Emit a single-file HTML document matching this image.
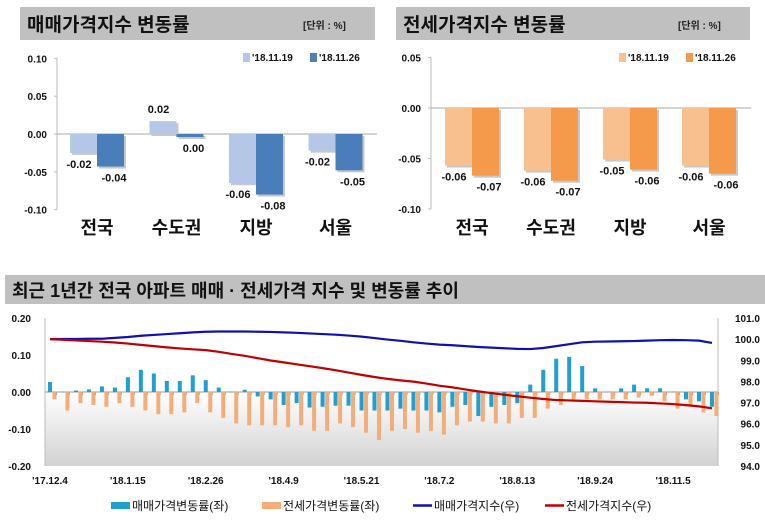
<!DOCTYPE html>
<html><head><meta charset="utf-8">
<style>
body{margin:0;background:#fff;width:765px;height:522px;overflow:hidden;font-family:"Liberation Sans","Noto Sans CJK KR",sans-serif;}
svg text{font-family:"Liberation Sans","Noto Sans CJK KR",sans-serif;}
</style></head>
<body>
<svg id="root" width="765" height="522" viewBox="0 0 765 522" xmlns="http://www.w3.org/2000/svg">
<defs>
<linearGradient id="pg" x1="0" y1="0" x2="0" y2="1">
<stop offset="0" stop-color="#ffffff"/><stop offset="0.5" stop-color="#ffffff"/><stop offset="1" stop-color="#d2d2d2"/>
</linearGradient>
</defs>
<!-- headers -->
<rect x="20" y="7" width="355" height="33" fill="#c0c0c0"/>
<text x="27" y="31" font-size="19" font-weight="bold" fill="#111">매매가격지수 변동률</text>
<text x="303" y="29" font-size="10" font-weight="bold" fill="#222">[단위 : %]</text>
<rect x="396" y="7" width="354" height="33" fill="#c0c0c0"/>
<text x="403" y="31" font-size="19" font-weight="bold" fill="#111">전세가격지수 변동률</text>
<text x="678" y="29" font-size="10" font-weight="bold" fill="#222">[단위 : %]</text>
<rect x="5" y="275" width="760" height="29" fill="#c0c0c0"/>
<text x="12" y="297" font-size="18" font-weight="bold" fill="#111">최근 1년간 전국 아파트 매매 · 전세가격 지수 및 변동률 추이</text>
<g id="g1"></g><g id="g2"></g><g id="g3"></g>
</svg>
<script>
// ---- top charts data ----
const regions = ['전국','수도권','지방','서울'];
const saleWeek1 = [-0.025, 0.017, -0.065, -0.022];
const saleWeek2 = [-0.043, -0.004, -0.080, -0.048];
const saleLabel1 = ['-0.02','0.02','-0.06','-0.02'];
const saleLabel2 = ['-0.04','0.00','-0.08','-0.05'];
const saleTicks = [0.10, 0.05, 0.00, -0.05, -0.10];
const jeonseWeek1 = [-0.057, -0.062, -0.051, -0.057];
const jeonseWeek2 = [-0.067, -0.072, -0.061, -0.065];
const jeonseLabel1 = ['-0.06','-0.06','-0.05','-0.06'];
const jeonseLabel2 = ['-0.07','-0.07','-0.06','-0.06'];
const jeonseTicks = [0.05, 0.00, -0.05, -0.10];
const weekNames = ["'18.11.19","'18.11.26"];
// ---- bottom chart data ----
const weekLabels = ["'17.12.4","'18.1.15","'18.2.26","'18.4.9","'18.5.21","'18.7.2","'18.8.13","'18.9.24","'18.11.5"];
const saleRate = [0.027,0.001,0.004,0.007,0.015,0.012,0.04,0.06,0.05,0.03,0.03,0.045,0.032,0.012,0.001,0.006,-0.012,-0.02,-0.035,-0.03,-0.042,-0.04,-0.037,-0.037,-0.05,-0.05,
 -0.05,-0.045,-0.05,-0.05,-0.055,-0.04,-0.035,-0.065,-0.04,-0.035,-0.03,0.02,0.06,0.09,0.095,0.07,0.01,0.001,0.01,0.02,0.01,0.01,0.001,-0.02,-0.025,-0.04];
const jeonseRate = [-0.02,-0.05,-0.03,-0.035,-0.04,-0.03,-0.04,-0.05,-0.06,-0.06,-0.055,-0.03,-0.055,-0.07,-0.085,-0.09,-0.09,-0.09,-0.095,-0.09,-0.105,-0.105,-0.085,-0.095,-0.11,-0.13,
 -0.105,-0.1,-0.11,-0.105,-0.115,-0.09,-0.08,-0.08,-0.085,-0.085,-0.07,-0.07,-0.045,-0.035,-0.02,-0.02,-0.02,-0.02,-0.02,-0.015,-0.01,-0.025,-0.045,-0.035,-0.055,-0.065];
const saleIndex = [100.0,100.01,100.01,100.02,100.02,100.06,100.10,100.16,100.20,100.24,100.28,100.32,100.35,100.36,100.36,100.36,100.35,100.34,100.32,100.30,100.27,100.24,100.21,100.17,100.12,100.05,
 99.98,99.92,99.85,99.79,99.74,99.71,99.67,99.63,99.60,99.57,99.54,99.53,99.58,99.67,99.76,99.85,99.88,99.89,99.90,99.91,99.93,99.95,99.96,99.95,99.93,99.82];
const jeonseIndex = [100.0,99.97,99.94,99.91,99.88,99.84,99.79,99.73,99.67,99.61,99.56,99.52,99.48,99.40,99.30,99.21,99.10,98.99,98.90,98.81,98.72,98.63,98.53,98.42,98.31,98.21,
 98.12,98.05,97.99,97.90,97.80,97.72,97.62,97.53,97.45,97.37,97.30,97.23,97.17,97.12,97.10,97.08,97.06,97.04,97.02,97.00,96.99,96.96,96.93,96.88,96.82,96.73];
const leftTicks = [0.20,0.10,0.00,-0.10,-0.20];
const rightTicks = [101.0,100.0,99.0,98.0,97.0,96.0,95.0,94.0];

const NS='http://www.w3.org/2000/svg';
function mk(parent,tag,attrs){const e=document.createElementNS(NS,tag);for(const k in attrs)e.setAttribute(k,attrs[k]);parent.appendChild(e);return e;}
function txt(parent,x,y,s,attrs){const e=mk(parent,'text',Object.assign({x:x,y:y},attrs));e.textContent=s;return e;}

function barPanel(g, cfg){
  const y = v => cfg.y0 - v*cfg.pxPer;
  mk(g,'line',{x1:cfg.ax,y1:y(cfg.ticks[0]),x2:cfg.ax,y2:y(cfg.ticks[cfg.ticks.length-1]),stroke:'#bbb'});
  cfg.ticks.forEach(t=>{
    const e=txt(g,cfg.ax-10,y(t)+4,t.toFixed(2),{'font-size':10,'font-weight':'bold','text-anchor':'end',fill:'#111'});
    
    
    mk(g,'line',{x1:cfg.ax-3,y1:y(t),x2:cfg.ax,y2:y(t),stroke:'#bbb'});
  });
  mk(g,'line',{x1:cfg.ax,y1:y(0),x2:cfg.ax+320,y2:y(0),stroke:'#aaa'});
  regions.forEach((r,i)=>{
    const cx=cfg.c0+i*cfg.step;
    [cfg.s1,cfg.s2].forEach((s,k)=>{
      const v=s[i]; const x=cx-27+k*27;
      const top=Math.min(y(0),y(v)), h=Math.max(1,Math.abs(y(v)-y(0)));
      mk(g,'rect',{x:x+2,y:top+2,width:27,height:h,fill:'#c8c8c8'});
      const b=mk(g,'rect',{x:x,y:top,width:27,height:h,fill:cfg.colors[k]});
      
      
      const lab=(k?cfg.l2:cfg.l1)[i];
      const ly = v>=0 ? (k?y(0)+22:top-8) : y(v)+15;
      const t=txt(g,x+13+(k?4:-4),ly,lab,{'font-size':11,'font-weight':'bold','text-anchor':'middle',fill:'#111'});
      
      
    });
    const c=txt(g,cx,cfg.catY,r,{'font-size':18,'font-weight':'bold','text-anchor':'middle',fill:'#111'});
    
    
  });
  weekNames.forEach((w,k)=>{
    const lx=cfg.legX+k*67;
    const sq=mk(g,'rect',{x:lx,y:cfg.legY-8,width:7,height:9,fill:cfg.colors[k]});
    
    
    const t=txt(g,lx+9,cfg.legY,w,{'font-size':10,'font-weight':'bold',fill:'#111'});
    
    
  });
}
barPanel(document.getElementById('g1'),{ax:57,y0:134,pxPer:757,ticks:saleTicks,c0:97,step:79.5,s1:saleWeek1,s2:saleWeek2,l1:saleLabel1,l2:saleLabel2,colors:['#b4c7e7','#4a7ebb'],catY:234,legX:243,legY:61});
barPanel(document.getElementById('g2'),{ax:431,y0:108,pxPer:1010,ticks:jeonseTicks,c0:472,step:79,s1:jeonseWeek1,s2:jeonseWeek2,l1:jeonseLabel1,l2:jeonseLabel2,colors:['#f8c08e','#f59a4a'],catY:234,legX:619,legY:61});

// bottom chart
(function(){
  const g=document.getElementById('g3');
  const L=45,R=718,T=318,B=466;
  const x = i => 50 + i*12.98;
  const yl = v => 392 - v*370;
  const yr = v => T + (101-v)*(B-T)/7;
  const bg=mk(g,'rect',{x:L,y:T,width:R-L,height:B-T,fill:'url(#pg)'});
  
  
  mk(g,'line',{x1:L,y1:T,x2:L,y2:B,stroke:'#bbb'});
  mk(g,'line',{x1:R,y1:T,x2:R,y2:B,stroke:'#bbb'});
  mk(g,'line',{x1:L,y1:yl(0),x2:R,y2:yl(0),stroke:'#999'});
  leftTicks.forEach(t=>{
    const e=txt(g,31,yl(t)+4,t.toFixed(2),{'font-size':10,'font-weight':'bold','text-anchor':'end',fill:'#111'});
    
    
  });
  rightTicks.forEach(t=>{
    const e=txt(g,760,yr(t)+4,t.toFixed(1),{'font-size':10,'font-weight':'bold','text-anchor':'end',fill:'#111'});
    
    
  });
  saleRate.forEach((v,i)=>{
    mk(g,'line',{x1:x(i)+6.5,y1:yl(0),x2:x(i)+6.5,y2:yl(0)+3,stroke:'#999'});
    const b=mk(g,'rect',{x:x(i)-2,y:Math.min(yl(0),yl(v)),width:4,height:Math.max(0.5,Math.abs(yl(v)-yl(0))),fill:'#1fa0d0'});
    
    
  });
  jeonseRate.forEach((v,i)=>{
    const b=mk(g,'rect',{x:x(i)+2.5,y:Math.min(yl(0),yl(v)),width:4,height:Math.max(0.5,Math.abs(yl(v)-yl(0))),fill:'#f4ad78'});
    
    
  });
  const p1=mk(g,'polyline',{points:saleIndex.map((v,i)=>x(i)+','+yr(v)).join(' '),fill:'none',stroke:'#1010b0','stroke-width':2.2});
  
  
  const p2=mk(g,'polyline',{points:jeonseIndex.map((v,i)=>x(i)+','+yr(v)).join(' '),fill:'none',stroke:'#c00000','stroke-width':2.2});
  
  
  weekLabels.forEach((w,k)=>{
    const e=txt(g,x(k*6),484,w,{'font-size':10,'font-weight':'bold','text-anchor':'middle',fill:'#111'});
    
    
  });
  const leg=[['rect','#1fa0d0',111,'매매가격변동률(좌)'],['rect','#f4ad78',262,'전세가격변동률(좌)'],['line','#1010b0',413,'매매가격지수(우)'],['line','#c00000',545,'전세가격지수(우)']];
  leg.forEach(l=>{
    if(l[0]==='rect'){const s=mk(g,'rect',{x:l[2],y:502,width:19,height:7,fill:l[1]});}
    else{const s=mk(g,'line',{x1:l[2],y1:505.5,x2:l[2]+19,y2:505.5,stroke:l[1],'stroke-width':2.5});}
    const t=txt(g,l[2]+21,510,l[3],{'font-size':12,fill:'#111'});
    
    
  });
})();
</script>
</body></html>
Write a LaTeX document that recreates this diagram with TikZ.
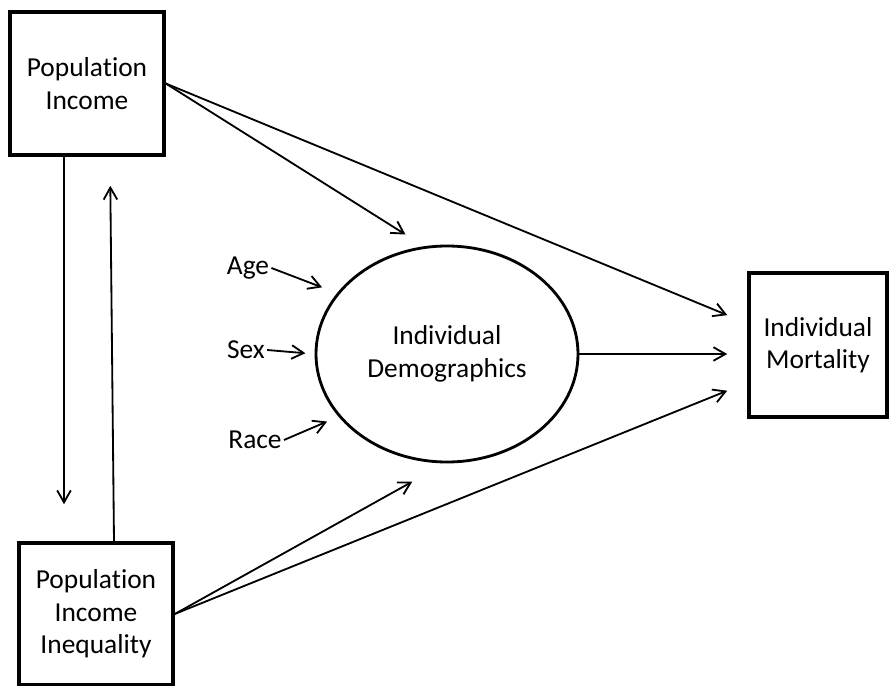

■ Task directions
Tally up the lines in the preceding listing that contain the string "this". Respond with the number and nothing else.

■ Output of the task
2